Sorkin’s scripts are shining examples of liberal “free speech.” With the inimitable Sorkin touch (combining pseudo-intellectual arrogance with cocaine volubility), his characters serve as PR agents for the meritocracy. It is a world apart from talking-head debates on cable news, where crosstalk usually precludes clear victory or defeat. Sorkin is all signal, no noise. Whether they win or lose, his heroes reassure us that the right men (and empowered gals) are in charge of things.

“Safe spaces” are anathema to purveyors and staunch defenders of this sort of “free speech,” not because of what they really are but what they connote: the hope of a social order which would not depend for its safety on violence or the threat of violence. Put another way, as a figure of speech, “safe spaces” has come to represent the now-despised possibility of public peace in an impure world. The cultural belief that anchors the established order—that without hierarchy and its violence there could be only chaos—would find no purchase in this notional society. So the Sorkins of the world do all they can to yank the yearning for it, which is the seed of it, from our imaginations.

We hear echoes of the same game in Britain now, whenever commentators mock Labour Party leader Jeremy Corbyn for supposedly being more comfortable “tending his allotment” than upholding the national interest or somesuch. The mockery is meaningless—who doesn’t have a hobby?—if you don’t grasp that “allotment” fulfills the same rhetorical purpose as “safe space,” and is therefore an ideological indictment. It is meant to be symbolic of Corbyn’s putative quasi-Marxism, his lack of fealty to the established order, his disbelief in the meritocracy. Above all, the allotment represents for Corbyn’s opponents his refusal to use violence to protect the nation, and to show the proper deference to those who do.

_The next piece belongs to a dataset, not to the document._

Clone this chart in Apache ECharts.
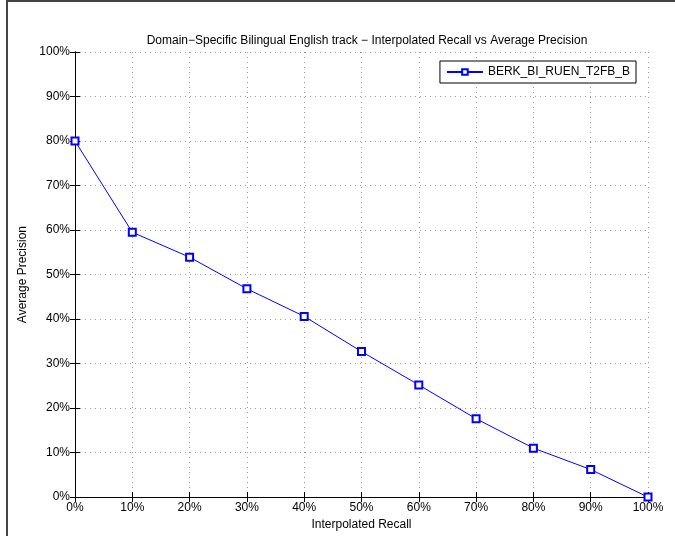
<!DOCTYPE html>
<html><head><meta charset="utf-8">
<script src="https://cdn.jsdelivr.net/npm/echarts@6/dist/echarts.min.js"></script>
<style>html,body{margin:0;padding:0;background:#fff}#c{width:675px;height:536px}</style>
</head><body><div id="c"></div>
<script>
var recall = [0, 10, 20, 30, 40, 50, 60, 70, 80, 90, 100];
var precision = [80, 59.5, 53.9, 46.8, 40.6, 32.7, 25.2, 17.6, 11.0, 6.2, 0];
var seriesName = 'BERK_BI_RUEN_T2FB_B';
var titleText = 'Domain\u2212Specific Bilingual English track \u2212 Interpolated Recall vs Average Precision';

var chart = echarts.init(document.getElementById('c'));
var font = 'Liberation Sans, Arial, Helvetica, sans-serif';
var dotted = {show: true, lineStyle: {color: '#999', type: [1, 4], width: 1}};
chart.setOption({
  animation: false,
  textStyle: {fontFamily: font},
  title: {text: titleText, left: 362, top: 30, textAlign: 'center',
    textStyle: {fontSize: 12, fontWeight: 'normal', color: '#000', fontFamily: font}},
  grid: {left: 75, right: 27, top: 52, bottom: 34},
  legend: {right: 39, top: 61, orient: 'vertical', itemWidth: 36, itemHeight: 7, padding: [5, 6, 5, 6],
    borderColor: '#000', borderWidth: 1, backgroundColor: '#fff',
    textStyle: {fontSize: 12, color: '#000', fontFamily: font}, data: [seriesName]},
  graphic: [
    {type: 'line', shape: {x1: 6, y1: 1, x2: 675, y2: 1}, style: {stroke: '#444', lineWidth: 2}, silent: true},
    {type: 'line', shape: {x1: 7, y1: 0, x2: 7, y2: 536}, style: {stroke: '#444', lineWidth: 2}, silent: true}
  ],
  xAxis: [{type: 'value', min: 0, max: 100, interval: 10, position: 'bottom',
    name: 'Interpolated Recall', nameLocation: 'middle', nameGap: 21,
    nameTextStyle: {fontSize: 12, color: '#000'},
    axisLine: {lineStyle: {color: '#000', width: 1}},
    axisTick: {inside: true, length: 5, lineStyle: {color: '#000'}},
    axisLabel: {formatter: '{value}%', color: '#000', fontSize: 12, margin: 5},
    splitLine: dotted},
   {type: 'value', min: 0, max: 100, interval: 10, position: 'top',
    axisLine: {lineStyle: {color: '#000', width: 1}},
    axisTick: {inside: true, length: 5, lineStyle: {color: '#000'}},
    axisLabel: {show: false}, splitLine: {show: false}}],
  yAxis: [{type: 'value', min: 0, max: 100, interval: 10, position: 'left',
    name: 'Average Precision', nameLocation: 'middle', nameGap: 38, nameRotate: 90,
    nameTextStyle: {fontSize: 12, color: '#000'},
    axisLine: {lineStyle: {color: '#000', width: 1}},
    axisTick: {inside: true, length: 5, lineStyle: {color: '#000'}},
    axisLabel: {formatter: '{value}%', color: '#000', fontSize: 12, margin: 5},
    splitLine: dotted},
   {type: 'value', min: 0, max: 100, interval: 10, position: 'right',
    axisLine: {lineStyle: {color: '#000', width: 1}},
    axisTick: {inside: true, length: 5, lineStyle: {color: '#000'}},
    axisLabel: {show: false}, splitLine: {show: false}}],
  series: [{name: seriesName, type: 'line', xAxisIndex: 0, yAxisIndex: 0,
    data: recall.map(function (r, i) { return [r, precision[i]]; }),
    symbol: 'emptyRect', symbolSize: 7, showAllSymbol: true,
    lineStyle: {color: '#0000ff', width: 1},
    itemStyle: {color: '#0000ff', borderColor: '#3333ff', borderWidth: 1}}]
});
</script></body></html>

“Free speech,” then, is not the bulwark against violence that many assume it is. The moral borderline presumed to separate words from action does not exist in all cases. Jeremy Christian, the Portland stabber, is an extreme (putting it mildly) but instructive example. Left-wing and right-wing groups are blaming Christian on one another, based on conflicting evidence from his social media posts. He supported Bernie Sanders, yet abhorred Hillary most of all. He vowed to vote for Trump, yet seemingly didn’t go through with it. He vehemently denied being a racist or a fascist. He did a Nazi salute at an alt-right rally, yet claimed he didn’t mean it—he was trying “to provoke both sides.”

His one constant—the fulcrum of his madness—emerged in open court on May 30, when he entered screaming “Free speech or die!…You’ve got no safe place!” Christian, too, would not allow crosstalk to muffle his message. He wanted the ultimate freedom of speech: a captive audience compelled by fear to silently hear whatever he chose to say. Anyone who had the temerity to try to impede his First Amendment rights would be slaughtered like a pig.

His aim was to shatter the public peace of a progressive city, to kick sand in the face of the cucks of Portland. It was no more “political” than that. With a 3.75-inch folding knife, he etched the lesson that the social ideal that the “safe space” implies was, as yet, a nascent imagining. Point taken.